─── Stored records ───

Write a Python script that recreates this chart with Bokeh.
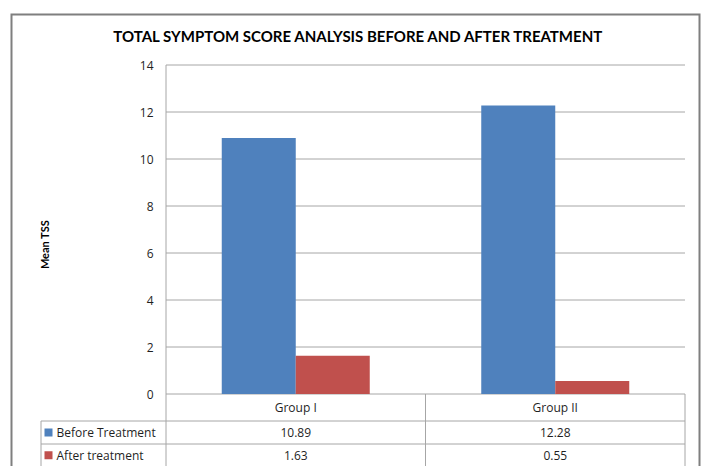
from bokeh.plotting import figure
from bokeh.models import Range1d
from bokeh.core.properties import value
from bokeh.embed import file_html
from bokeh.resources import INLINE

# ---- data ----
categories = ["Group I", "Group II"]
series_names = ["Before Treatment", "After treatment"]
before = [10.89, 12.28]
after = [1.63, 0.55]
y_ticks = [0, 2, 4, 6, 8, 10, 12, 14]
title_text = "TOTAL SYMPTOM SCORE ANALYSIS BEFORE AND AFTER TREATMENT"
y_label = "Mean TSS"
colors = ["#4F81BD", "#C0504D"]

# ---- layout (pixels) ----
W, H = 705, 466
PLOT_L, PLOT_R = 165.5, 684.5
Y0_PX, Y_TOP_PX = 393.5, 64.5
FRAME_L, FRAME_R, FRAME_T, FRAME_B = 10, 700, 13, 466
n = len(categories)
PX_PER_X = (PLOT_R - PLOT_L) / n
PX_PER_Y = (Y0_PX - Y_TOP_PX) / y_ticks[-1]


def X(px):
    return (px - PLOT_L) / PX_PER_X


def Y(py):
    return (Y0_PX - py) / PX_PER_Y


FONT = value("Lato")
TFONT = value("Open Sans")
GRID = "#a6a6a6"
TXT = "#1f1f1f"
TSIZE = "12px"

p = figure(width=W, height=H,
           x_range=Range1d(X(FRAME_L), X(FRAME_R)),
           y_range=Range1d(Y(FRAME_B), Y(FRAME_T)),
           x_axis_type=None, y_axis_type=None,
           toolbar_location=None, output_backend="svg",
           min_border_left=FRAME_L, min_border_right=W - FRAME_R,
           min_border_top=FRAME_T, min_border_bottom=H - FRAME_B,
           outline_line_color=None)
p.background_fill_color = "white"
p.border_fill_color = "white"

# gridlines
p.segment(x0=[0] * len(y_ticks), x1=[n] * len(y_ticks), y0=y_ticks, y1=y_ticks,
          line_color=GRID, line_width=1)

# bars
bw = 74 / PX_PER_X
xb = [i + 0.5 - bw / 2 for i in range(n)]
xa = [i + 0.5 + bw / 2 for i in range(n)]
p.vbar(x=xb, top=before, width=bw, bottom=0, fill_color=colors[0], line_color=None)
p.vbar(x=xa, top=after, width=bw, bottom=0, fill_color=colors[1], line_color=None)

# axis line / table verticals
row1, row2, row3 = Y(420.5), Y(443.5), Y(FRAME_B)
p.segment(x0=[0], x1=[0], y0=[row1], y1=[y_ticks[-1]], line_color=GRID)
p.segment(x0=list(range(1, n + 1)), x1=list(range(1, n + 1)),
          y0=[0] * n, y1=[row3] * n, line_color=GRID)
p.segment(x0=[0], x1=[0], y0=[row1], y1=[row3], line_color=GRID)
p.segment(x0=[X(40.5)], x1=[X(40.5)], y0=[row1], y1=[row3], line_color=GRID)
p.segment(x0=[X(40.5)] * 2, x1=[n] * 2, y0=[row1, row2], y1=[row1, row2], line_color=GRID)

# y tick labels
p.text(x=[X(153)] * len(y_ticks), y=y_ticks, text=[str(t) for t in y_ticks],
       text_font=TFONT, text_font_size=TSIZE, text_align="right",
       text_baseline="middle", text_color=TXT)

# y axis label
p.text(x=[X(44)], y=[Y(244)], text=[y_label], angle=1.5708,
       text_font=FONT, text_font_size="11px", text_font_style="bold",
       text_align="center", text_baseline="middle", text_color="#000000")

# title
p.text(x=[X(358.5)], y=[Y(35)], text=[title_text],
       text_font=FONT, text_font_size="15px", text_font_style="bold",
       text_align="center", text_baseline="middle", text_color="#000000")

# table: header
cx = [i + 0.5 for i in range(n)]
hdr_y = (0 + row1) / 2
r1_y = (row1 + row2) / 2
r2_y = (row2 + row3) / 2
p.text(x=cx, y=[hdr_y] * n, text=categories, text_font=TFONT, text_font_size=TSIZE,
       text_align="center", text_baseline="middle", text_color=TXT)
p.text(x=cx, y=[r1_y] * n, text=[f"{v:.2f}" for v in before], text_font=TFONT,
       text_font_size=TSIZE, text_align="center", text_baseline="middle", text_color=TXT)
p.text(x=cx, y=[r2_y] * n, text=[f"{v:.2f}" for v in after], text_font=TFONT,
       text_font_size=TSIZE, text_align="center", text_baseline="middle", text_color=TXT)

# legend keys in table
p.scatter(x=[X(48)] * 2, y=[r1_y, r2_y], marker="square", size=8,
          fill_color=colors, line_color=None)
p.text(x=[X(56)] * 2, y=[r1_y, r2_y], text=series_names, text_font=TFONT,
       text_font_size=TSIZE, text_align="left", text_baseline="middle", text_color=TXT)

# outer border (frame edges from ranges)
xr, yr = p.x_range, p.y_range
p.line(x=[xr.start, xr.start, xr.end, xr.end], y=[yr.start, yr.end, yr.end, yr.start],
       line_color="#7f7f7f", line_width=4)

open("out.html", "w").write(file_html(p, INLINE))
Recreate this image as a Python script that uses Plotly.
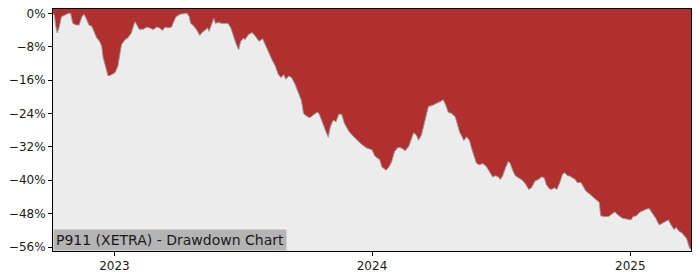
import plotly.graph_objects as go

DATES = [
    "2022-10-06", "2022-10-08", "2022-10-10", "2022-10-12", "2022-10-15", "2022-10-18", "2022-10-23",
    "2022-10-28", "2022-10-31", "2022-11-03", "2022-11-08", "2022-11-12", "2022-11-16", "2022-11-19",
    "2022-11-23", "2022-11-26", "2022-11-30", "2022-12-03", "2022-12-07", "2022-12-11", "2022-12-14",
    "2022-12-16", "2022-12-20", "2022-12-23", "2022-12-27", "2023-01-02", "2023-01-06", "2023-01-09",
    "2023-01-11", "2023-01-16", "2023-01-20", "2023-01-25", "2023-01-30", "2023-02-02", "2023-02-05",
    "2023-02-11", "2023-02-16", "2023-02-20", "2023-02-25", "2023-03-02", "2023-03-06", "2023-03-10",
    "2023-03-14", "2023-03-18", "2023-03-23", "2023-03-25", "2023-03-29", "2023-04-04", "2023-04-11",
    "2023-04-14", "2023-04-17", "2023-04-19", "2023-04-22", "2023-04-27", "2023-05-02", "2023-05-05",
    "2023-05-09", "2023-05-13", "2023-05-15", "2023-05-19", "2023-05-22", "2023-05-24", "2023-05-28",
    "2023-06-02", "2023-06-07", "2023-06-11", "2023-06-15", "2023-06-18", "2023-06-22", "2023-06-26",
    "2023-06-29", "2023-07-03", "2023-07-05", "2023-07-10", "2023-07-15", "2023-07-19", "2023-07-25",
    "2023-07-30", "2023-08-02", "2023-08-07", "2023-08-12", "2023-08-17", "2023-08-21", "2023-08-25",
    "2023-08-29", "2023-09-01", "2023-09-05", "2023-09-09", "2023-09-14", "2023-09-19", "2023-09-23",
    "2023-09-26", "2023-10-01", "2023-10-05", "2023-10-10", "2023-10-15", "2023-10-18", "2023-10-22",
    "2023-10-27", "2023-10-31", "2023-11-03", "2023-11-07", "2023-11-11", "2023-11-15", "2023-11-19",
    "2023-11-23", "2023-11-29", "2023-12-04", "2023-12-11", "2023-12-18", "2023-12-25", "2024-01-01",
    "2024-01-05", "2024-01-09", "2024-01-12", "2024-01-15", "2024-01-21", "2024-01-25", "2024-01-29",
    "2024-02-02", "2024-02-07", "2024-02-12", "2024-02-17", "2024-02-22", "2024-02-26", "2024-02-29",
    "2024-03-04", "2024-03-07", "2024-03-11", "2024-03-15", "2024-03-18", "2024-03-21", "2024-03-26",
    "2024-03-30", "2024-04-04", "2024-04-07", "2024-04-11", "2024-04-14", "2024-04-18", "2024-04-23",
    "2024-04-28", "2024-05-01", "2024-05-04", "2024-05-08", "2024-05-10", "2024-05-14", "2024-05-18",
    "2024-05-21", "2024-05-25", "2024-05-28", "2024-06-01", "2024-06-06", "2024-06-11", "2024-06-14",
    "2024-06-17", "2024-06-20", "2024-06-24", "2024-06-28", "2024-07-01", "2024-07-04", "2024-07-08",
    "2024-07-12", "2024-07-15", "2024-07-18", "2024-07-22", "2024-07-27", "2024-08-01", "2024-08-06",
    "2024-08-10", "2024-08-14", "2024-08-19", "2024-08-24", "2024-08-28", "2024-09-01", "2024-09-04",
    "2024-09-08", "2024-09-11", "2024-09-16", "2024-09-19", "2024-09-23", "2024-09-27", "2024-09-30",
    "2024-10-04", "2024-10-07", "2024-10-11", "2024-10-15", "2024-10-18", "2024-10-23", "2024-10-26",
    "2024-10-30", "2024-11-03", "2024-11-09", "2024-11-14", "2024-11-18", "2024-11-20", "2024-11-25",
    "2024-12-01", "2024-12-06", "2024-12-10", "2024-12-15", "2024-12-21", "2024-12-27", "2025-01-02",
    "2025-01-05", "2025-01-10", "2025-01-14", "2025-01-19", "2025-01-24", "2025-01-28", "2025-02-01",
    "2025-02-06", "2025-02-11", "2025-02-16", "2025-02-20", "2025-02-24", "2025-02-27", "2025-03-04",
    "2025-03-07", "2025-03-11", "2025-03-15", "2025-03-18", "2025-03-22", "2025-03-24", "2025-03-26",
    "2025-03-28",
]

DRAWDOWN_PCT = [
    0, -0.5, -3.1, -4.7, -3.1, -0.8, -0.4,
    0, 0, -2.4, -2.8, -2.8, -0.8, -0.2,
    -1.6, -2.8, -3.1, -4.3, -5.9, -6.7, -7.9,
    -10.6, -13.0, -15.0, -14.8, -14.2, -12.6, -9.5,
    -7.5, -6.3, -5.9, -4.7, -2.0, -2.8, -3.8,
    -3.8, -3.3, -3.5, -3.9, -3.3, -3.5, -4.1,
    -3.3, -3.5, -3.3, -2.4, -0.9, -0.2, 0,
    0, -0.8, -2.4, -2.8, -3.8, -5.3, -4.6,
    -4.1, -3.5, -4.3, -2.4, -1.2, -2.4, -2.2,
    -2.4, -2.4, -2.4, -3.5, -5.1, -7.1, -8.7,
    -6.7, -5.9, -6.3, -5.1, -4.6, -5.3, -6.7,
    -6.1, -7.1, -9.1, -11.0, -12.6, -14.6, -15.4,
    -14.7, -15.8, -15.0, -15.4, -17.0, -19.3, -20.9,
    -24.0, -24.7, -25.0, -24.4, -23.7, -24.0, -25.6,
    -28.0, -29.7, -27.2, -25.6, -26.0, -24.2, -24.2,
    -26.4, -28.2, -29.2, -30.4, -31.5, -32.3, -32.7,
    -34.2, -34.7, -35.1, -36.8, -37.6, -36.8, -35.5,
    -33.1, -32.1, -32.3, -32.9, -31.9, -30.0, -28.6,
    -29.2, -30.4, -29.2, -26.4, -23.7, -22.3, -22.1,
    -21.8, -21.5, -21.1, -20.7, -21.8, -23.7, -24.0,
    -24.8, -26.8, -28.4, -29.7, -30.5, -29.6, -30.4,
    -32.3, -34.3, -35.9, -36.3, -36.0, -36.7, -37.6,
    -38.2, -39.2, -38.9, -39.2, -39.8, -39.0, -37.1,
    -35.5, -36.0, -37.5, -38.9, -39.4, -40.0, -41.0,
    -42.2, -41.8, -40.2, -39.8, -39.2, -39.4, -41.0,
    -42.0, -42.2, -41.8, -42.2, -40.6, -38.5, -38.2,
    -38.9, -39.0, -39.4, -39.8, -40.6, -40.5, -41.4,
    -42.6, -43.1, -43.9, -44.6, -45.3, -48.5, -48.7,
    -48.7, -48.1, -47.6, -48.4, -49.1, -49.3, -49.5,
    -48.7, -48.5, -47.7, -47.3, -46.9, -46.8, -47.7,
    -49.1, -50.7, -50.2, -49.9, -49.5, -50.5, -51.8,
    -51.3, -52.2, -52.6, -53.1, -54.0, -55.2, -56.2,
    -56.6,
]

Y_TICKS = [0, -8, -16, -24, -32, -40, -48, -56]
X_TICKS = ["2023-01-01", "2024-01-01", "2025-01-01"]
X_TICK_LABELS = ["2023", "2024", "2025"]
TITLE = "P911 (XETRA) - Drawdown Chart"

Y_RANGE = [-56.95, 1.04]
RED = "#b03030"
BG = "#ececec"
FONT = "DejaVu Sans"


def pct_label(v):
    return ("\u2212" if v < 0 else "") + f"{abs(v)}%"


fig = go.Figure()
# invisible upper boundary at the top of the plot area
fig.add_trace(go.Scatter(
    x=DATES, y=[Y_RANGE[1]] * len(DATES), mode="lines",
    line=dict(width=0, color=RED), hoverinfo="skip", showlegend=False,
))
fig.add_trace(go.Scatter(
    x=DATES, y=DRAWDOWN_PCT, mode="lines", fill="tonexty", fillcolor=RED,
    line=dict(width=1, color="#9a9a9a"), showlegend=False,
))

fig.update_layout(
    width=700, height=280,
    margin=dict(l=53, r=9, t=7, b=28),
    plot_bgcolor=BG, paper_bgcolor="white",
    font=dict(family=FONT, size=12, color="#1a1a1a"),
    xaxis=dict(
        range=[DATES[0], DATES[-1]], tickvals=X_TICKS, ticktext=X_TICK_LABELS,
        showgrid=False, zeroline=False, showline=True, linecolor="black", linewidth=1,
        mirror=True, ticks="outside", ticklen=4, tickcolor="black",
    ),
    yaxis=dict(
        range=Y_RANGE, tickvals=Y_TICKS, ticktext=[pct_label(v) for v in Y_TICKS],
        showgrid=False, zeroline=False, showline=True, linecolor="black", linewidth=1,
        mirror=True, ticks="outside", ticklen=4, tickcolor="black",
    ),
    annotations=[dict(
        text=TITLE, xref="paper", yref="paper", x=0, y=0,
        xanchor="left", yanchor="bottom", showarrow=False,
        bgcolor="#b4b4b4", borderpad=2, font=dict(family=FONT, size=14, color="#1a1a1a"),
    )],
)

fig.write_html("out.html")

───

__Brief__
Only the lines from the start of the records through the line containing "line_color=GRID, line_width=1)" should be repeated, word for word, with the pictures left out.

__Response to the task__
Write a Python script that recreates this chart with Bokeh.
from bokeh.plotting import figure
from bokeh.models import Range1d
from bokeh.core.properties import value
from bokeh.embed import file_html
from bokeh.resources import INLINE

# ---- data ----
categories = ["Group I", "Group II"]
series_names = ["Before Treatment", "After treatment"]
before = [10.89, 12.28]
after = [1.63, 0.55]
y_ticks = [0, 2, 4, 6, 8, 10, 12, 14]
title_text = "TOTAL SYMPTOM SCORE ANALYSIS BEFORE AND AFTER TREATMENT"
y_label = "Mean TSS"
colors = ["#4F81BD", "#C0504D"]

# ---- layout (pixels) ----
W, H = 705, 466
PLOT_L, PLOT_R = 165.5, 684.5
Y0_PX, Y_TOP_PX = 393.5, 64.5
FRAME_L, FRAME_R, FRAME_T, FRAME_B = 10, 700, 13, 466
n = len(categories)
PX_PER_X = (PLOT_R - PLOT_L) / n
PX_PER_Y = (Y0_PX - Y_TOP_PX) / y_ticks[-1]


def X(px):
    return (px - PLOT_L) / PX_PER_X


def Y(py):
    return (Y0_PX - py) / PX_PER_Y


FONT = value("Lato")
TFONT = value("Open Sans")
GRID = "#a6a6a6"
TXT = "#1f1f1f"
TSIZE = "12px"

p = figure(width=W, height=H,
           x_range=Range1d(X(FRAME_L), X(FRAME_R)),
           y_range=Range1d(Y(FRAME_B), Y(FRAME_T)),
           x_axis_type=None, y_axis_type=None,
           toolbar_location=None, output_backend="svg",
           min_border_left=FRAME_L, min_border_right=W - FRAME_R,
           min_border_top=FRAME_T, min_border_bottom=H - FRAME_B,
           outline_line_color=None)
p.background_fill_color = "white"
p.border_fill_color = "white"

# gridlines
p.segment(x0=[0] * len(y_ticks), x1=[n] * len(y_ticks), y0=y_ticks, y1=y_ticks,
          line_color=GRID, line_width=1)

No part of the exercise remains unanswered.